While Jericho may not quite be up to the standards of Bioshock, it's still a rather nice-looking game — as nice as a game can look when it's set in multiple blood-soaked hellish locations. The stages are set during different time periods, each having been brought into The Box by The Firstborn during one of its previous failed escape attempts. Thus, the Jericho squad will travel from modern-day Middle Eastern cities to ancient castles and blood-soaked crucifixion grounds, each growing more and more corrupted as the squad approaches the center of The Box. Everything from rivers of blood to unlucky souls crucified by The Firstborn's minions is rendered in vivid and graphic detail. Likewise, the audio work is quite well done, with a talented team of voice actors providing the speech for the Jericho squad. Most notable however, are the sounds made by The Firstborn's minions, which range from childlike laughter to unearthly screams; their sounds make the already-terrifying monsters into the stuff of which nightmares are made.

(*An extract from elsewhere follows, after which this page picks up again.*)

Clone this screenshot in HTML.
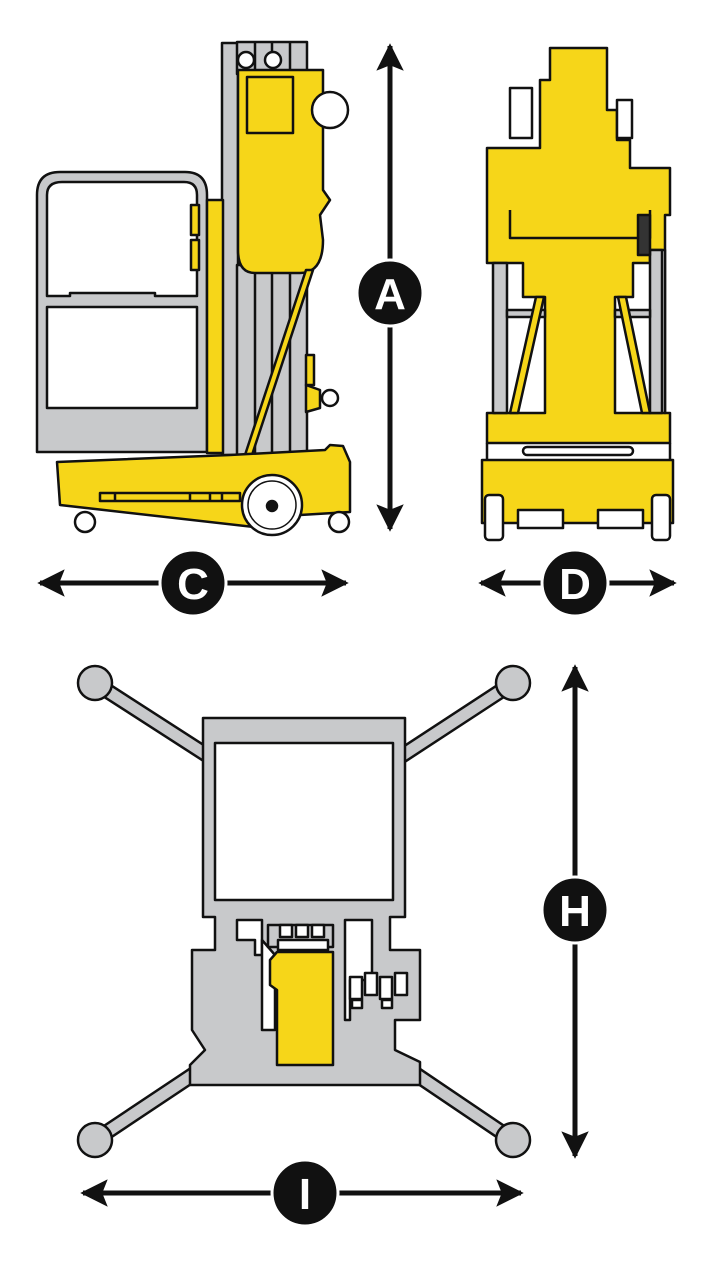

Jericho looks set to be a real sleeper hit. Coming out in the aftermath of a wave of big-name titles, it's one of those games that seems almost destined to be overlooked by an audience more enraptured by Halo 3. With a detailed storyline by horror writer Barker, a unique and interesting squad mechanic and a bonanza of twisted and supernatural worlds to explore, Jericho might be exactly what gamers are looking for after they've torn their way through Halo 3's Legendary mode. Even gamers who don't own a 360 can give Jericho a try, as it will also be available on the PlayStation 3 and PC. While the Jericho squad's adventure is going to have a difficult time going toe-to-toe with The Chief, dedicated shooter fans and those looking for a break from Halo 3 may want to give Jericho a shot when it hits in late October.